Completely unrelated…but…I also learned today to not be an idiot. So I desperately needed to get some energy out so I decided I was going to just skate for a couple minutes. First dumb thing I did: skating through some wet pavement. That is dumb because when the wheels get wet it gets a lot harder to control my direction of movement. Second dumb thing was that my hands were twisted up in my pocket. So I started losing control as my legs were going a different direction than my body and I couldn’t get my hands out of my pockets fast enough to catch my balance and they just barely were out in time to start breaking my fall…so now I have road rash on my hip…I’m thankful that was the biggest injury though, because without my arms to start controlling where my body was going just before impact it totally could have been my face hitting the pavement…and really as much as it hurts, my first thought was frustration that the perfect wrist guards that my daddy bought me for Christmas my last year of college were no longer perfect, because they got scraped up in the fall…also my helmet got scraped and I know as soon as you get into an accident you are supposed to get rid of your helmet so now I have to decide if I think I hit hard enough to need to get rid of that helmet or if it was more of an abrasion than a real impact on my head.

So to have your silver lining there must be clouds

(Every cloud has a silver lining – Thomas and Friends)

Sometimes life is really hard, but God is always there.

I’m not 100% sure how vulnerable I am ready to be in this post, and that makes it really hard to write, but I need a 10-minute break and I really need to spend some time writing something that isn’t going to be torn apart.

For about a week or so it was like something finally clicked and I was getting sleep every night – not necessarily enough sleep, but it was totally progress. I still felt exhausted, but it gave me hope. I should have known it was too good to be true.

Thursday night I actually fell asleep in a reasonable amount of time (yay!!) and then an ambulance decided that midnight was a great time to use its siren…usually at night they are pretty good about using just lights in residential areas but not that time…so I got to work on Friday mostly asleep but ready to get work done…and we’ll just say that very close to nothing got done…

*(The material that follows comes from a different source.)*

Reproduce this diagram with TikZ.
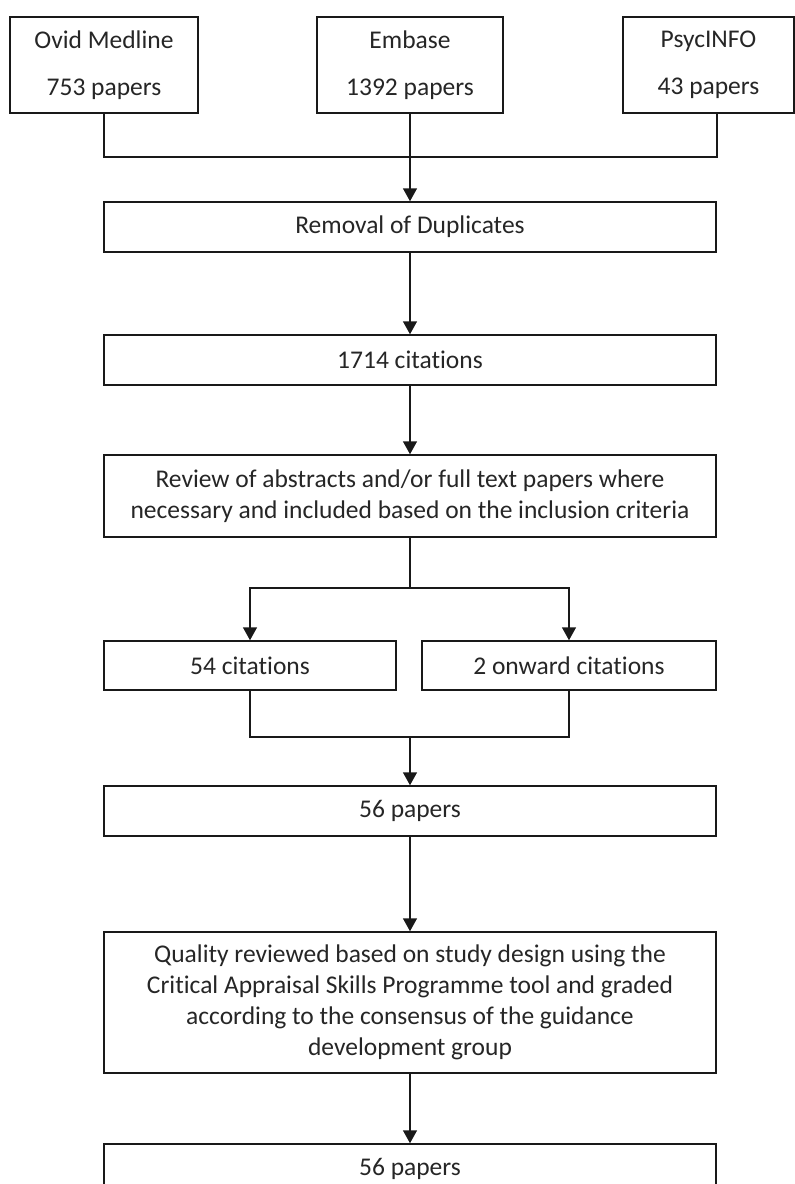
\documentclass[tikz,border=0pt]{standalone}
\usepackage{fontspec}
\setmainfont[Ligatures=NoCommon]{Carlito}
\usetikzlibrary{arrows.meta}
\begin{document}
\begin{tikzpicture}[x=1pt,y=1pt,
  font=\fontsize{25.5}{31}\selectfont,
  box/.style={draw=black!90, line width=1.5pt, rectangle, inner sep=0pt, align=center, text=black!85},
  conn/.style={draw=black!90, line width=1.5pt},
  arr/.style={conn, -{Triangle[length=13pt,width=14pt]}}]
\useasboundingbox (0,0) rectangle (795,-1184);
\clip (0,0) rectangle (795,-1184);
\fill[white] (0,0) rectangle (795,-1184);
% source boxes
\node[box, minimum width=188pt, minimum height=96pt] (ovid) at (104,-65) {Ovid Medline\\[16pt]753 papers};
\node[box, minimum width=186pt, minimum height=96pt] (embase) at (410,-65) {Embase\\[16pt]1392 papers};
\node[box, minimum width=171pt, minimum height=96pt] (psyc) at (708.5,-65) {PsycINFO\\[16pt]43 papers};
% main column
\node[box, minimum width=612pt, minimum height=50pt] (removal) at (410,-227) {Removal of Duplicates};
\node[box, minimum width=612pt, minimum height=50pt] (c1714) at (410,-360) {1714 citations};
\node[box, minimum width=612pt, minimum height=82pt] (review) at (410,-496) {Review of abstracts and/or full text papers where\\necessary and included based on the inclusion criteria};
\node[box, minimum width=292pt, minimum height=49pt] (c54) at (250,-665.5) {54 citations};
\node[box, minimum width=294pt, minimum height=49pt] (c2) at (569,-665.5) {2 onward citations};
\node[box, minimum width=612pt, minimum height=50pt] (p56) at (410,-811) {56 papers};
\node[box, minimum width=612pt, minimum height=141pt] (quality) at (410,-1002.5) {Quality reviewed based on study design using the\\Critical Appraisal Skills Programme tool and graded\\according to the consensus of the guidance\\development group};
\node[box, minimum width=612pt, minimum height=50pt] (final) at (410,-1169) {56 papers};
% junction coordinates
\coordinate (j1) at (410,-157);
\coordinate (split) at (410,-588);
\coordinate (merge) at (410,-737);
% connectors
\draw[conn] (ovid.south) |- (j1) -- (removal.east |- j1) -- (removal.east |- psyc.south);
\draw[arr] (embase.south) -- (removal.north);
\draw[arr] (removal.south) -- (c1714.north);
\draw[arr] (c1714.south) -- (review.north);
\draw[conn] (review.south) -- (split);
\draw[arr] (split) -| (c54.north);
\draw[arr] (split) -| (c2.north);
\draw[conn] (c54.south) |- (merge) -| (c2.south);
\draw[arr] (merge) -- (p56.north);
\draw[arr] (p56.south) -- (quality.north);
\draw[arr] (quality.south) -- (final.north);
\end{tikzpicture}
\end{document}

And I feel like after finally having a meeting about one of my big presentations…the meeting I thought was going to fix everything…I felt even more lost about what I’m supposed to be doing with it before I finally sort of figured it out so it was really frustrating…and really even before that it felt like the whole day was just bad news after bad news…thank God for amazing coworkers who took over on some of the things that evening I just didn’t have the energy to deal with.

And of course then I went home, but like every time I got close to falling asleep I’d get another text from a resident…to be fair only one of them required I get out of bed and get into the medical record to help them, and the last one was just a thank you…which would usually be appreciated, but I don’t really want to be thanked in the middle of the night. I just want to rest.

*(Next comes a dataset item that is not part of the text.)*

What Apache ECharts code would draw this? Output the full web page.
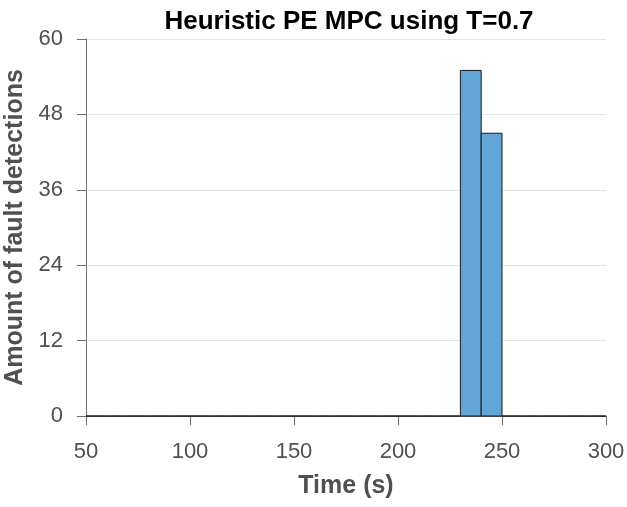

And Saturday things also really weren’t going well most of the day and I was up most of the night writing emails…and, if you were wondering, it is totally true that it is physiologically impossible to consciously hold your breath long enough to actually fully lose consciousness. My awake mind knows that obviously because as soon as you weren’t fully conscious your brain will force a breath if you even are able to get that far, but my mostly asleep mind didn’t know that.

And this morning I didn’t eat breakfast, but at church someone had a donut and didn’t even know I hadn’t eaten and said he’d like me to have it…

…and I got home and there wasn’t really anything ready to eat, but I found a bag of popcorn and a cookie and now at almost dinner time I got a multivitamin mixed with this vegetable powder that is supposed to enhance resilience…so I might be missing the protein but between that stuff and the candy I’ve eaten I’m doing okay on calories, and I paid the bill that is due tomorrow, and my ten-minute break has already been fifteen minutes so it is time to stop.